Retype, word for word, the lines from the first line of the entries through the line that holds "import plotly.graph_objects as go"; leave out the pictures.

┄┄┄┄┄┄┄┄┄┄┄┄┄┄┄┄┄┄┄┄

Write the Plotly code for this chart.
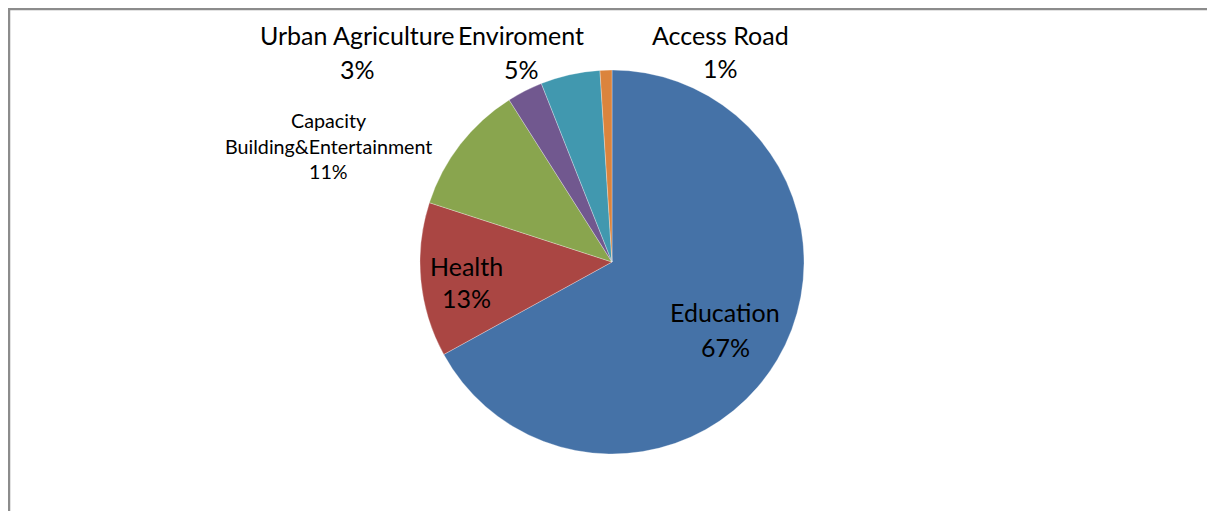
import plotly.graph_objects as go

# ---- data ----
labels = ["Education", "Health", "Capacity Building&Entertainment",
          "Urban Agriculture", "Enviroment", "Access Road"]
values = [67, 13, 11, 3, 5, 1]
colors = ["#4572A7", "#AA4643", "#89A54E", "#71588F", "#4198AF", "#DB843D"]

W, H = 1215, 511
OFF = 8  # page body margin offset
FONT = "Lato"

# label layout (page-pixel centres of each text line; positions only)
label_lines_pos = [
    [(725, 312), (725, 347)],
    [(466, 266), (466, 298)],
    [(329, 121), (329, 146), (329, 171)],
    [(357, 35), (357, 69)],
    [(521, 35), (521, 69)],
    [(720, 35), (720, 68)],
]
label_sizes = [25, 25, 19.7, 25, 25, 25]
wrap = [False, False, True, False, False, False]


def fx(px):
    return (px - OFF) / W


def fy(py):
    return 1 - (py - OFF) / H


fig = go.Figure(go.Pie(
    labels=labels, values=values, sort=False, direction="clockwise", rotation=0,
    marker=dict(colors=colors, line=dict(color="white", width=0.3)),
    textinfo="none", hoverinfo="label+percent", showlegend=False,
    domain=dict(x=[fx(420), fx(804)], y=[fy(454), fy(70)]),
))

total = sum(values)
annotations = []
for lab, val, pos, size, wr in zip(labels, values, label_lines_pos, label_sizes, wrap):
    lines = lab.split(" ", 1) if wr else [lab]
    lines = lines + [f"{round(100 * val / total)}%"]
    for text, (px, py) in zip(lines, pos):
        annotations.append(dict(
            text=text, x=fx(px), y=fy(py), xref="paper", yref="paper",
            xanchor="center", yanchor="middle", showarrow=False,
            font=dict(family=FONT, size=size, color="black"),
        ))

fig.update_layout(
    width=W, height=H, margin=dict(l=0, r=0, t=0, b=0),
    paper_bgcolor="white", plot_bgcolor="white",
    annotations=annotations,
    shapes=[dict(type="rect", xref="paper", yref="paper",
                 x0=1 / W, x1=1.05, y0=-0.05, y1=1 - 1 / H,
                 line=dict(color="#8c8c8c", width=2.5), fillcolor="rgba(0,0,0,0)")],
)

fig.write_html("out.html")
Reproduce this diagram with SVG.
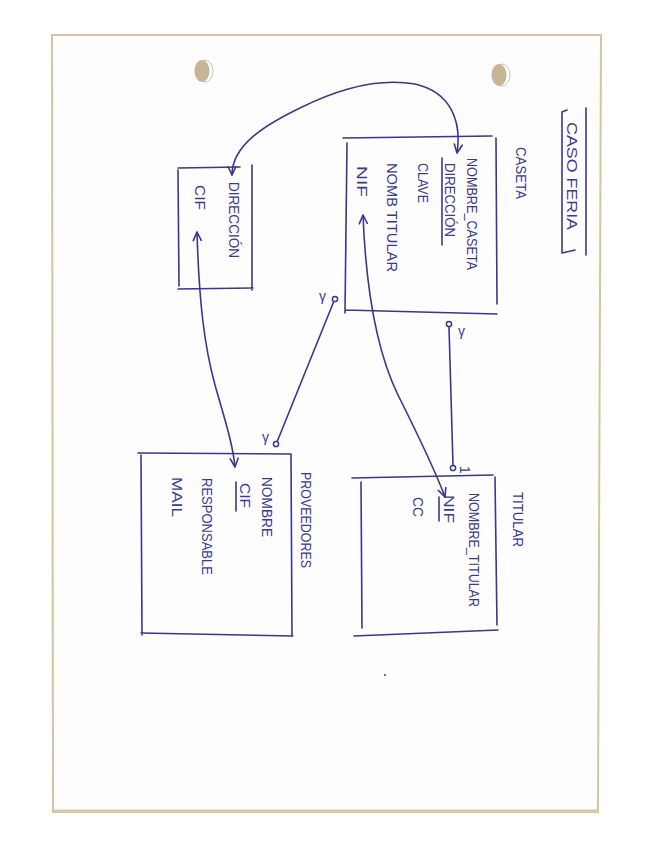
<svg xmlns="http://www.w3.org/2000/svg" width="655" height="848" viewBox="0 0 655 848">
<style>
.ink{fill:none;stroke:#38388c;stroke-width:1.6;stroke-linecap:round;stroke-linejoin:round}
.t{font-family:"Liberation Sans",Arial,sans-serif;font-size:15px;fill:#3a3a90}
.s{font-family:"Liberation Sans",Arial,sans-serif;font-size:14px;fill:#3a3a90}
.dot{fill:#ffffff;stroke:#38388c;stroke-width:1.5}
.hole{fill:#c6b697}
.rim{fill:#ffffff;stroke:#b9b1a0;stroke-width:0.8}
</style>
<defs>
<marker id="arr" viewBox="0 0 10 10" refX="9.5" refY="5" markerWidth="10" markerHeight="10" markerUnits="userSpaceOnUse" orient="auto-start-reverse">
<path d="M1,1 L9.5,5 L1,9" fill="none" stroke="#38388c" stroke-width="1.6" stroke-linecap="round" stroke-linejoin="round"/>
</marker>
</defs>
<rect x="0" y="0" width="655" height="848" fill="#ffffff"/>
<g id="paper">
<polygon points="52,35 601,35 598,812 53,812" fill="#fdfdfd" stroke="#d4c4a1" stroke-width="2"/>
<path d="M53,811 L598,811" stroke="#d8c8a6" stroke-width="3"/>
<ellipse class="rim" cx="205" cy="71" rx="8" ry="11"/>
<ellipse class="hole" cx="202" cy="71" rx="7.5" ry="11"/>
<ellipse class="rim" cx="502" cy="75" rx="8" ry="11"/>
<ellipse class="hole" cx="499" cy="75" rx="7.5" ry="11"/>
<rect x="384" y="674" width="2" height="2" fill="#6a6ab0"/>
</g>
<g id="title">
<path class="ink" d="M567,110 L562,112 L562,253 L575,250 M586,108 L586,255"/>
<text class="s" transform="translate(567,122) rotate(90)" textLength="108" lengthAdjust="spacingAndGlyphs">CASO  FERIA</text>
</g>
<g id="caseta">
<path class="ink" d="M343,138 L492,136 M496,138 L497,304 M347,143 L345,313 M345,310 L497,314"/>
<text class="t" transform="translate(516,147) rotate(90)" textLength="52" lengthAdjust="spacingAndGlyphs">CASETA</text>
<text class="t" transform="translate(467,158) rotate(90)" textLength="112" lengthAdjust="spacingAndGlyphs">NOMBRE_CASETA</text>
<text class="t" transform="translate(445,163) rotate(90)" textLength="74" lengthAdjust="spacingAndGlyphs">DIRECCIÓN</text>
<path class="ink" d="M442,158 L442,245"/>
<text class="t" transform="translate(418,163) rotate(90)" textLength="40" lengthAdjust="spacingAndGlyphs">CLAVE</text>
<text class="t" transform="translate(387,163) rotate(90)" textLength="109" lengthAdjust="spacingAndGlyphs">NOMB TITULAR</text>
<text class="t" transform="translate(357,166) rotate(90)" textLength="31" lengthAdjust="spacingAndGlyphs">NIF</text>
</g>
<g id="direccion">
<path class="ink" d="M178,168 L240,167 M252,165 L252,290 M178,170 L179,286 M178,289 L253,288"/>
<text class="t" transform="translate(229,182) rotate(90)" textLength="76" lengthAdjust="spacingAndGlyphs">DIRECCIÓN</text>
<text class="t" transform="translate(195,185) rotate(90)" textLength="25" lengthAdjust="spacingAndGlyphs">CIF</text>
</g>
<g id="proveedores">
<path class="ink" d="M138,453 L291,454 M291,454 L292,636 M141,455 L142,635 M141,633 L293,636"/>
<text class="t" transform="translate(301,472) rotate(90)" textLength="96" lengthAdjust="spacingAndGlyphs">PROVEEDORES</text>
<text class="t" transform="translate(262,477) rotate(90)" textLength="60" lengthAdjust="spacingAndGlyphs">NOMBRE</text>
<text class="t" transform="translate(240,483) rotate(90)" textLength="25" lengthAdjust="spacingAndGlyphs">CIF</text>
<path class="ink" d="M236,482 L236,511"/>
<text class="t" transform="translate(202,478) rotate(90)" textLength="97" lengthAdjust="spacingAndGlyphs">RESPONSABLE</text>
<text class="t" transform="translate(172,477) rotate(90)" textLength="40" lengthAdjust="spacingAndGlyphs">MAIL</text>
</g>
<g id="titular">
<path class="ink" d="M352,478 L493,475 M495,477 L497,625 M361,482 L362,628 M354,636 L498,630"/>
<text class="t" transform="translate(513,492) rotate(90)" textLength="55" lengthAdjust="spacingAndGlyphs">TITULAR</text>
<text class="t" transform="translate(469,493) rotate(90)" textLength="114" lengthAdjust="spacingAndGlyphs">NOMBRE_TITULAR</text>
<text class="t" transform="translate(444,495) rotate(90)" textLength="28" lengthAdjust="spacingAndGlyphs">NIF</text>
<path class="ink" d="M439,497 L439,521"/>
<text class="t" transform="translate(413,497) rotate(90)" textLength="20" lengthAdjust="spacingAndGlyphs">CC</text>
</g>
<g id="connectors">
<path class="ink" d="M232,175 C232,145 265,125 300,108 C340,88 380,78 415,84 C450,92 462,120 457,153" marker-start="url(#arr)" marker-end="url(#arr)"/>
<path class="ink" d="M197,232 C199,300 204,345 215,385 C225,420 233,445 235,467" marker-start="url(#arr)" marker-end="url(#arr)"/>
<path class="ink" d="M363,215 C366,290 376,350 398,395 C418,435 435,470 445,497" marker-start="url(#arr)" marker-end="url(#arr)"/>
<path class="ink" d="M334,301 L277,442"/>
<circle class="dot" cx="335" cy="299" r="2.6"/>
<circle class="dot" cx="276" cy="444" r="2.6"/>
<path class="ink" d="M449,327 L453,465"/>
<circle class="dot" cx="449" cy="324" r="2.6"/>
<circle class="dot" cx="453" cy="468" r="2.6"/>
<text class="s" x="319" y="301">γ</text>
<text class="s" x="262" y="442">γ</text>
<text class="s" x="458" y="336">γ</text>
<text class="s" transform="translate(460,466) rotate(90)" font-size="12">1</text>
</g>
</svg>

┄┄┄┄┄┄┄┄┄┄┄┄┄┄┄┄┄┄┄┄

Result for this task
Write the Plotly code for this chart.
import plotly.graph_objects as go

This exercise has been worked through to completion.